From Photo to Video: AI Animation Tools for Beginners (2026)

From Photo to Video: AI Animation Tools for Beginners

Single-image-to-video is one of the more striking AI capabilities to mature in 2025–2026. Take a still photo, get back a 5–10 second video where the subject moves naturally. This guide walks through the realistic capabilities, common pitfalls, and a beginner project you can finish today.

What's Actually Possible Today

Three distinct outputs from one photo:

Talking-photo: Lip sync to your audio, subtle head motion, blinks. Best with front-facing portraits.
Character animation: Full-body motion driven by a reference video or motion prompt.
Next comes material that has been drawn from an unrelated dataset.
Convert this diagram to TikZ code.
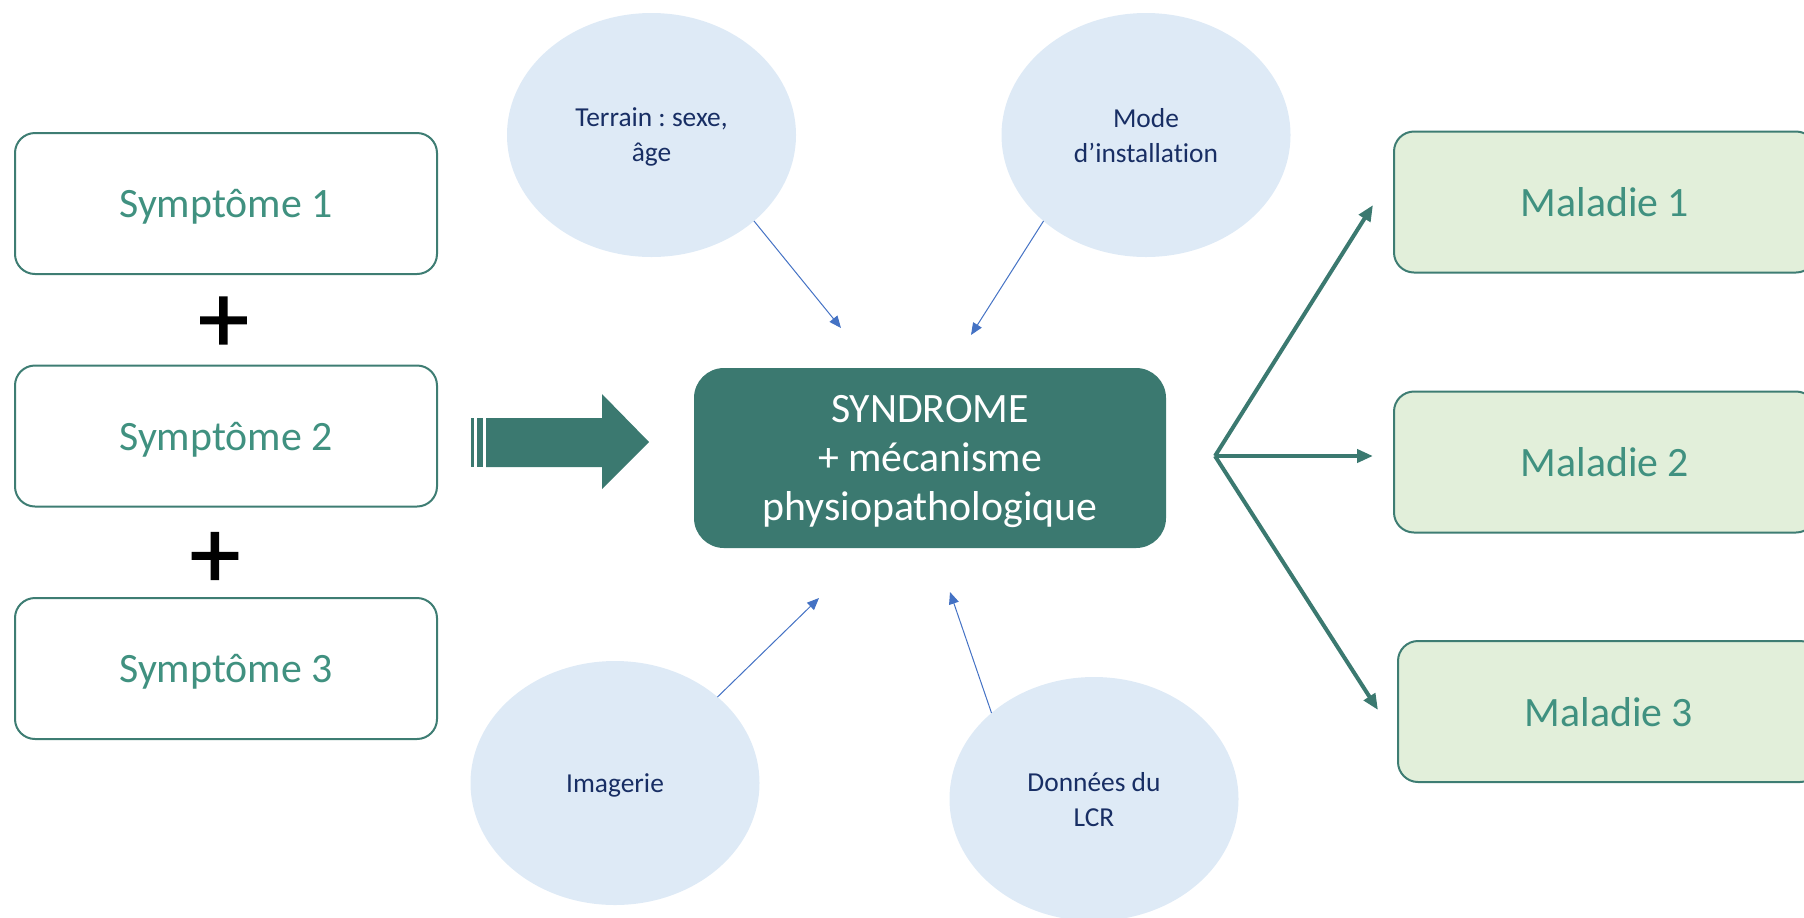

The body in the photo replicates the motion.
Scene animation: Camera/subject parallax that turns a still scene into a "live photo" feel.

The Engines Behind It

2026's strong photo-to-video tools rely on diffusion-based video generators. The leading model in production tools is Alibaba's Wan 2.2. Earlier-era options like SadTalker and EMO are still around but less capable in extended video.

What Works Well

Front-facing portraits with neutral expression.
5–10 second outputs (longer outputs accumulate drift).
Indoor lighting with one dominant light source.
Standard adult faces — the training data covers this distribution best.

What Still Struggles

Side-profile photos beyond ~45° turn.
Very young children's faces (training data thinner here).
Highly stylized faces (heavy makeup, masks, costumes).
Group photos as input — most tools handle one subject per generation.
Long monologues over 30 seconds without re-anchoring.

30-Minute Beginner Project: Talking Birthday Photo

The plan: take a photo of a friend, generate a 10-second clip of them appearing to sing happy birthday, send as a video gift.

Source photo (5 min). Pick a clear, well-lit front-facing photo. Crop tight to head and shoulders.
Audio (5 min). Record yourself singing happy birthday (or any 10-second message) on your phone's voice memo app. Save as M4A or MP3.
Generate (10 min including queue). Open FaceSwapAI's talking-photo tool, upload the photo, upload the audio, generate.
Review (5 min). Spot-check lip sync. Re-roll if needed (most tools let you regenerate at no cost).
Export and share (5 min). Download the MP4, send by text or share in a group chat.

Common Beginner Mistakes

Wide-angle source photos. The face occupies only 5% of the frame. Crop tight first — the AI does its best work when the face fills 30–50% of the frame.
Long audio. Beginners often try 60-second monologues. Stick to 10 seconds for first attempts. Lip sync drift accumulates over long clips.
Unclear audio. Background noise and reverb degrade lip-sync accuracy. Record in a quiet room.
Side-profile sources. Pick the most front-facing photo you have, even if it's not your favorite shot.

Free vs Paid

FaceSwapAI offers 10-second talking-photo on the free tier. That's enough for greeting-card-format gifts. Longer clips, batch processing, and a higher concurrency queue land on the paid tiers. The free tier is the right starting point — get good at 10-second outputs before paying for more.

Beyond Talking Photos

Once you're comfortable with talking photos, the same Wan 2.2 backbone powers character animation: drive the body in your photo with motion from a reference video. Pose-controlled animation is the next step. FaceSwapAI's Wan animate page demos this capability.

Use-Case Inspiration

Birthday and anniversary cards.
Memorial videos that bring still photos to life.
Custom emojis and reaction GIFs of yourself.
Pre-meeting "video voicemails" — record audio, drop into a still photo of you, send as a video DM.
Educational content where you want a presenter persona without filming.

Ethics Reminders

Photo-to-video lowers the barrier to creating realistic-looking video of a person. Use it on yourself, on consenting friends, or on clearly fictional content. Avoid generating video of people who haven't consented, especially public figures in fabricated scenarios. Most tools (FaceSwapAI included) tag every output with C2PA Content Credentials so platforms can detect AI-generated video.

Bottom Line

Photo-to-video is one of the most fun AI capabilities to play with in 2026, and the tooling is mature enough that beginners can get great results in their first session. Start with the 30-minute project, save your favorites, and iterate. Once you know what works, the use cases are endless.